__What to work on__: Quote the whole listing exactly. Leave the pictures out of your copy.

__Available data__:

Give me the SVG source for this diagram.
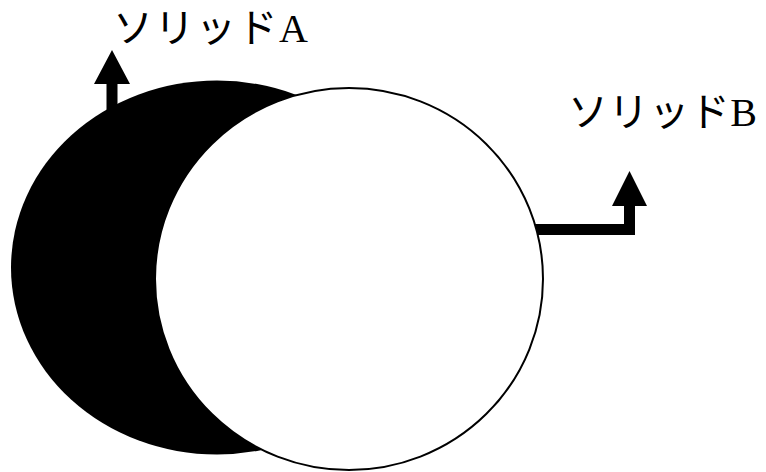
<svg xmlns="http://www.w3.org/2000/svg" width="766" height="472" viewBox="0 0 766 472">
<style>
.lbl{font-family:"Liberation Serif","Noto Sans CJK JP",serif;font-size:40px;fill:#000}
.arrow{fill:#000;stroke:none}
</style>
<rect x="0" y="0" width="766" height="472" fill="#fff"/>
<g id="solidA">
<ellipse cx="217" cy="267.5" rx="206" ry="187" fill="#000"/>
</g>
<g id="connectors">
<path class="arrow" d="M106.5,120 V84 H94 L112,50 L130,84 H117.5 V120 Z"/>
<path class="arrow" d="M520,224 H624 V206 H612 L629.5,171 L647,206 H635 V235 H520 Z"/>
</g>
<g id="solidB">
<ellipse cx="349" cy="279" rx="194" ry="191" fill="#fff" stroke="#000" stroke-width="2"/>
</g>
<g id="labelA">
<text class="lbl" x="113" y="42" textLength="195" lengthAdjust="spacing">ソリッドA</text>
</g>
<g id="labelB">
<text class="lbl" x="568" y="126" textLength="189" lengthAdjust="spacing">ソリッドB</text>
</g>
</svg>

__Task solution__:
Give me the SVG source for this diagram.
<svg xmlns="http://www.w3.org/2000/svg" width="766" height="472" viewBox="0 0 766 472">
<style>
.lbl{font-family:"Liberation Serif","Noto Sans CJK JP",serif;font-size:40px;fill:#000}
.arrow{fill:#000;stroke:none}
</style>
<rect x="0" y="0" width="766" height="472" fill="#fff"/>
<g id="solidA">
<ellipse cx="217" cy="267.5" rx="206" ry="187" fill="#000"/>
</g>
<g id="connectors">
<path class="arrow" d="M106.5,120 V84 H94 L112,50 L130,84 H117.5 V120 Z"/>
<path class="arrow" d="M520,224 H624 V206 H612 L629.5,171 L647,206 H635 V235 H520 Z"/>
</g>
<g id="solidB">
<ellipse cx="349" cy="279" rx="194" ry="191" fill="#fff" stroke="#000" stroke-width="2"/>
</g>
<g id="labelA">
<text class="lbl" x="113" y="42" textLength="195" lengthAdjust="spacing">ソリッドA</text>
</g>
<g id="labelB">
<text class="lbl" x="568" y="126" textLength="189" lengthAdjust="spacing">ソリッドB</text>
</g>
</svg>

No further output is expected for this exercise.